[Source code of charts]
┄┄┄┄┄┄┄┄┄┄┄┄┄┄┄┄┄┄┄┄
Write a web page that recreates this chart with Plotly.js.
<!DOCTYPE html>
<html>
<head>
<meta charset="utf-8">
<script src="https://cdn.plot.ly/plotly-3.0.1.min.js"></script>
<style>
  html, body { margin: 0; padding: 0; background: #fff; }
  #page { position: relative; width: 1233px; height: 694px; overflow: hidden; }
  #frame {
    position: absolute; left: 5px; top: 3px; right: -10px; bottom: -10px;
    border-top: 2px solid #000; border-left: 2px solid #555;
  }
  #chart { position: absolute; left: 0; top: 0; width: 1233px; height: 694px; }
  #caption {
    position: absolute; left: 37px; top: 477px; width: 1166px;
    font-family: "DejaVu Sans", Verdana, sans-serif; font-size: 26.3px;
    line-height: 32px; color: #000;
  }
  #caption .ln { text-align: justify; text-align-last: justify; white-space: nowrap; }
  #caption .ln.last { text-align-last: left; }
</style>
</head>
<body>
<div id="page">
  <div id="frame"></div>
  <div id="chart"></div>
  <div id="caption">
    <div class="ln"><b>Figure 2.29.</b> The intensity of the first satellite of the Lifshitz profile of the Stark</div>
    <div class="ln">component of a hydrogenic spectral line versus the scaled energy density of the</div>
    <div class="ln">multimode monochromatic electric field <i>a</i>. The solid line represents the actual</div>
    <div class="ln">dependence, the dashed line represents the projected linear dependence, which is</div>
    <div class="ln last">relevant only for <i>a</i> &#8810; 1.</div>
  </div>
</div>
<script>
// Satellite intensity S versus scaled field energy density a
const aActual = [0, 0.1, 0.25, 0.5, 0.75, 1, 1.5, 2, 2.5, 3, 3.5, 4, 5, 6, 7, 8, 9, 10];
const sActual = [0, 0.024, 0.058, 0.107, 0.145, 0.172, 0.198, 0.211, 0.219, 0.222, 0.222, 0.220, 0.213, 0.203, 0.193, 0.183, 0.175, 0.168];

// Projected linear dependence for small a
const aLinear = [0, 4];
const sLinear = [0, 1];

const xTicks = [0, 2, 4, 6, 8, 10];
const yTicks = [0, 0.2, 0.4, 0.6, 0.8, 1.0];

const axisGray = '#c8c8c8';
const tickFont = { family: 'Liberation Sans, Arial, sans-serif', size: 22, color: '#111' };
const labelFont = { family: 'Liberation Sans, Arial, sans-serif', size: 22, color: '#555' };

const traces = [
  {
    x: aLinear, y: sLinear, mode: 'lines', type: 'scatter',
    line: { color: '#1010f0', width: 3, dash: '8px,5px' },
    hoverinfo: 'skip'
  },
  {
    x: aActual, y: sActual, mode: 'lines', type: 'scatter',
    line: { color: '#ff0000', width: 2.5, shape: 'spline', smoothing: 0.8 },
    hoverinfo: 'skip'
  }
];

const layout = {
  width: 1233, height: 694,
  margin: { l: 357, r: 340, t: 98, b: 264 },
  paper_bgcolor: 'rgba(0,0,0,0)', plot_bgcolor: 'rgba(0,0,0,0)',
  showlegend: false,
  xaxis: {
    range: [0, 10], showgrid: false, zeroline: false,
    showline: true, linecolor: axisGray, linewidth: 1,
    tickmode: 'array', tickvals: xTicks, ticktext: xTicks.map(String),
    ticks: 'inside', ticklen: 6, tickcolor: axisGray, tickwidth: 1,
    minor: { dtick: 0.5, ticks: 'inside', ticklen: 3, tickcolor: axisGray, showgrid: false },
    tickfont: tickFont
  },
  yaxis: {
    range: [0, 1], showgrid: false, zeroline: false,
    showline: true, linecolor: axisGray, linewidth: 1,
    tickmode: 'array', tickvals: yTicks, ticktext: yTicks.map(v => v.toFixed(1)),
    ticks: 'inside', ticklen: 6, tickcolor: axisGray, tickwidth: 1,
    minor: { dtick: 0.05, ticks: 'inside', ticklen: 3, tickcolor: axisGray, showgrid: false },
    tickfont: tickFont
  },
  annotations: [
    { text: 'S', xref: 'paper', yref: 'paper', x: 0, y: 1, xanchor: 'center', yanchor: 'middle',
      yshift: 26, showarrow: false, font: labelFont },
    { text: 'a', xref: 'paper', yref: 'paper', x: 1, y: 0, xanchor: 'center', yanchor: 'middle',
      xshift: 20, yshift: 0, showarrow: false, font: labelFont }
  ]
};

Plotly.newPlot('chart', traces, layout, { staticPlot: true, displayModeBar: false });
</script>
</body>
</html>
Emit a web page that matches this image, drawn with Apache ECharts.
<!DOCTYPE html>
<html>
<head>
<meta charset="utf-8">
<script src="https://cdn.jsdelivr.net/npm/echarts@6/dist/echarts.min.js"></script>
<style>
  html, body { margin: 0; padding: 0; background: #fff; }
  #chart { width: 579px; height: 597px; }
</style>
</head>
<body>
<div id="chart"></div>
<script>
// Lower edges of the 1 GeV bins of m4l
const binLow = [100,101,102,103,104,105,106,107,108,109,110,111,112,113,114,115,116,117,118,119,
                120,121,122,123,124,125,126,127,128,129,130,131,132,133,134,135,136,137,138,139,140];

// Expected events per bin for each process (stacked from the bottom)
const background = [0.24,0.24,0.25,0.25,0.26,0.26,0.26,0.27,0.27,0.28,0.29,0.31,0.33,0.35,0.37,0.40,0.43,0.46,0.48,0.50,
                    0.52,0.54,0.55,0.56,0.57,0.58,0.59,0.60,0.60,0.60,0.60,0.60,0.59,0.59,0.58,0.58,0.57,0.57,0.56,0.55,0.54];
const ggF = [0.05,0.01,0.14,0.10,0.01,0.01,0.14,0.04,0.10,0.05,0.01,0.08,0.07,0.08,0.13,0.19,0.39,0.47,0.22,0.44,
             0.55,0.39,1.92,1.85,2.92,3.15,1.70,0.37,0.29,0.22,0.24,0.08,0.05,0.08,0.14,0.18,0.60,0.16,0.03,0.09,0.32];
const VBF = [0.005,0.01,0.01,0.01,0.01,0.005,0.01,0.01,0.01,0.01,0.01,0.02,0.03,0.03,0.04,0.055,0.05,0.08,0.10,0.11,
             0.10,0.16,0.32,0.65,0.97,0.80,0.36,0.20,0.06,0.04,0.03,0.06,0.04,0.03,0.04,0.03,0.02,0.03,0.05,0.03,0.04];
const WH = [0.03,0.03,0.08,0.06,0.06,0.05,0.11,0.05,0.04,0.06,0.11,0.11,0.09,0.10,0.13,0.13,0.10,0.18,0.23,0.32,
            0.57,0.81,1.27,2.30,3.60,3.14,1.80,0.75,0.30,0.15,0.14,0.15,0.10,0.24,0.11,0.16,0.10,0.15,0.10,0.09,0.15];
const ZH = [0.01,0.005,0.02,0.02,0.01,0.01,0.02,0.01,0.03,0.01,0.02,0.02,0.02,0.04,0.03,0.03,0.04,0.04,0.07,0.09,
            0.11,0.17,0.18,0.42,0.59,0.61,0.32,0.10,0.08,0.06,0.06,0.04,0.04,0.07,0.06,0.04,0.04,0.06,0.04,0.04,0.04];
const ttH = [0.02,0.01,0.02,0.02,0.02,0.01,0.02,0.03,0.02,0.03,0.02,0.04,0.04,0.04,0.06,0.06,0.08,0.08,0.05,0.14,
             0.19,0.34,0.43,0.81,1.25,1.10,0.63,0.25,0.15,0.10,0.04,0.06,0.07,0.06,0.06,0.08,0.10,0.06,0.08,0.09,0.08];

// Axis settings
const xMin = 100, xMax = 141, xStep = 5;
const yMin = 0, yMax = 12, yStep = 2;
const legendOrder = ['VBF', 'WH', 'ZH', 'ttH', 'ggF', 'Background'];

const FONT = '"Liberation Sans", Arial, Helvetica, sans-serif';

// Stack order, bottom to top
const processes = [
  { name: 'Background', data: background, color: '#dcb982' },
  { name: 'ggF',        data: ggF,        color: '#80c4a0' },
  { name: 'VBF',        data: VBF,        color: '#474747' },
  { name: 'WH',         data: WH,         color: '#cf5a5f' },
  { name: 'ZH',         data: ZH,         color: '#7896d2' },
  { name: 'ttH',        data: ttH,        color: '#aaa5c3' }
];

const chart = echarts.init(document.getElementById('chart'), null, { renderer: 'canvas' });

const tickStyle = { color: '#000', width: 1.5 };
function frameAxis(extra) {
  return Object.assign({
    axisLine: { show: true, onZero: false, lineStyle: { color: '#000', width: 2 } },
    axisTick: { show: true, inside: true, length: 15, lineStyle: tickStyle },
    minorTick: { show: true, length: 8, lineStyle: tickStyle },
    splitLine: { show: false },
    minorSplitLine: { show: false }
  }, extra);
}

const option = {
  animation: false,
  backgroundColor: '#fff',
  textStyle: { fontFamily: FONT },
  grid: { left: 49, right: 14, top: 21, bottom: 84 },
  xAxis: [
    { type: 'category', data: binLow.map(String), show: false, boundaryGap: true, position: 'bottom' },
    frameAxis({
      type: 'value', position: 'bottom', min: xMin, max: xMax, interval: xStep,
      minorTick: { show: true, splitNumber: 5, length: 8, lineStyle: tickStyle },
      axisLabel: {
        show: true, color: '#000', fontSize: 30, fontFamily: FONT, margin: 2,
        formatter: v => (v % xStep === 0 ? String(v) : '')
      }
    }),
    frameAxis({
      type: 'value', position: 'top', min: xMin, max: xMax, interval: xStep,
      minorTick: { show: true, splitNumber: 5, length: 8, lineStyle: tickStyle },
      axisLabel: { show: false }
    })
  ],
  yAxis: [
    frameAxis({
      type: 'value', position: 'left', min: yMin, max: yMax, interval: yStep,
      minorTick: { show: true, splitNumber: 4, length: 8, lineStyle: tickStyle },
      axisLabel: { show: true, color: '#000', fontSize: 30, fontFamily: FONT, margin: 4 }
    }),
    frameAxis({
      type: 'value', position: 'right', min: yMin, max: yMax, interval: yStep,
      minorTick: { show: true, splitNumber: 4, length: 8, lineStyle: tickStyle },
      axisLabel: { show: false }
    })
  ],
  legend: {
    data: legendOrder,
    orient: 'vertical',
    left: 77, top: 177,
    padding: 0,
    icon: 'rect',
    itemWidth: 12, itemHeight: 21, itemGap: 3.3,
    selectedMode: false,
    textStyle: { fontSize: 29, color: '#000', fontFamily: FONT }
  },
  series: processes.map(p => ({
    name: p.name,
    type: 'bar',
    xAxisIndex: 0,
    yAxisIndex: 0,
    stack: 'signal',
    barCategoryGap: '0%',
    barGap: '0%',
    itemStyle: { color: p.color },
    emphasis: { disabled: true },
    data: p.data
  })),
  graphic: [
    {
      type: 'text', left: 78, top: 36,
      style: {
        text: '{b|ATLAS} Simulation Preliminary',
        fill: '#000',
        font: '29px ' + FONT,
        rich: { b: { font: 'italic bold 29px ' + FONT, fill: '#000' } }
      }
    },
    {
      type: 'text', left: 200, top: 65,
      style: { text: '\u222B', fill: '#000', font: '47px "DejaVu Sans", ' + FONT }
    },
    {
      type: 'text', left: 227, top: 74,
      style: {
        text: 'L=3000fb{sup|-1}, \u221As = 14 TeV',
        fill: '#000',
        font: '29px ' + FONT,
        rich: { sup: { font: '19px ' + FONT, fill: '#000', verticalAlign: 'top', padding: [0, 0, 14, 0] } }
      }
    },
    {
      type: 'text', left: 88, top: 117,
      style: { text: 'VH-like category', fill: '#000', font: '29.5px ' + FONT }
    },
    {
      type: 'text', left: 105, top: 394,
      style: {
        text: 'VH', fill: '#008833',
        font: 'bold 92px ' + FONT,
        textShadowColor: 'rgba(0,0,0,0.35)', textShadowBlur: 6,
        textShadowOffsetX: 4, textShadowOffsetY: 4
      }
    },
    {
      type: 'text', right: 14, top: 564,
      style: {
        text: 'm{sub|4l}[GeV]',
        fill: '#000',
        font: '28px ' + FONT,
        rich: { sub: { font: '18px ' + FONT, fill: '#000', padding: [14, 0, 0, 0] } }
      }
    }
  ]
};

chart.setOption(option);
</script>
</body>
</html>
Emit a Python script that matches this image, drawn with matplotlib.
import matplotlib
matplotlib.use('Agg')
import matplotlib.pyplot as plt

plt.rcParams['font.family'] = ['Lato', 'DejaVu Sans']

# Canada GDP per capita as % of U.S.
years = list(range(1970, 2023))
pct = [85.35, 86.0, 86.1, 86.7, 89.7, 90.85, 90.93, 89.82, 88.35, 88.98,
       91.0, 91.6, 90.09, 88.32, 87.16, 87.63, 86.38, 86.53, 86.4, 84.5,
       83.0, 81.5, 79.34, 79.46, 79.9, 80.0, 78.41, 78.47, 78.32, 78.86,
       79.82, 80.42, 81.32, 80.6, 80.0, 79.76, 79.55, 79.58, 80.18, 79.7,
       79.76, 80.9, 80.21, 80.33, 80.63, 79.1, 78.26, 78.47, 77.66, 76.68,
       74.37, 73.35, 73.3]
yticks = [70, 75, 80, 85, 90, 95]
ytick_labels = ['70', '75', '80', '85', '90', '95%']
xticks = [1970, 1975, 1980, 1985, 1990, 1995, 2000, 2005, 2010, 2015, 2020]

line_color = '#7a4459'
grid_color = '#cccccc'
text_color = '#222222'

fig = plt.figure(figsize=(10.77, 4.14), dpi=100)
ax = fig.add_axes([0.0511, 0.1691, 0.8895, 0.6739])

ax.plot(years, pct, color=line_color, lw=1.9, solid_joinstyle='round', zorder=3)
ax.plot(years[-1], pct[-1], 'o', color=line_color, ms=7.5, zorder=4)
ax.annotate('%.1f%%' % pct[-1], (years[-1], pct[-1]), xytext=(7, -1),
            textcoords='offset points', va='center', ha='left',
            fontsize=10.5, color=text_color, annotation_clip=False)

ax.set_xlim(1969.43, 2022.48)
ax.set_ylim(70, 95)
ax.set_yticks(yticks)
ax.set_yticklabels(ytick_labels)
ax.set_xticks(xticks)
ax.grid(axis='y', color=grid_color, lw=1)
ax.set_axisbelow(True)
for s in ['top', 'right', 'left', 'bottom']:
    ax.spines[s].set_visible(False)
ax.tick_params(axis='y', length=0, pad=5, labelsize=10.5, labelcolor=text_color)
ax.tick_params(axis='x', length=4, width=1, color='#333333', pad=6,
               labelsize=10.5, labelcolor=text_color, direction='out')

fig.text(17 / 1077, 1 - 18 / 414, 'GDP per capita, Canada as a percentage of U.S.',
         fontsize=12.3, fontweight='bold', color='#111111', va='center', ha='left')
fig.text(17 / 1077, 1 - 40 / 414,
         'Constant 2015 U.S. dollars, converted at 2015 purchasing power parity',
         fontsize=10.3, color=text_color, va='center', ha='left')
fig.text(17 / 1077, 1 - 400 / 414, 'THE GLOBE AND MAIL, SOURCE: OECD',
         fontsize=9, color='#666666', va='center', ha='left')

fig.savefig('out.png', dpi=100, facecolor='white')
┄┄┄┄┄┄┄┄┄┄┄┄┄┄┄┄┄┄┄┄
— WORK INSTRUCTIONS —
Retype, in the same exact form, the lines of the material above from the line holding "Emit a Python" through the line holding "plt.rcParams['font.family'] = ['Lato', 'DejaVu".

— EXERCISE SOLUTION —
Emit a Python script that matches this image, drawn with matplotlib.
import matplotlib
matplotlib.use('Agg')
import matplotlib.pyplot as plt

plt.rcParams['font.family'] = ['Lato', 'DejaVu Sans']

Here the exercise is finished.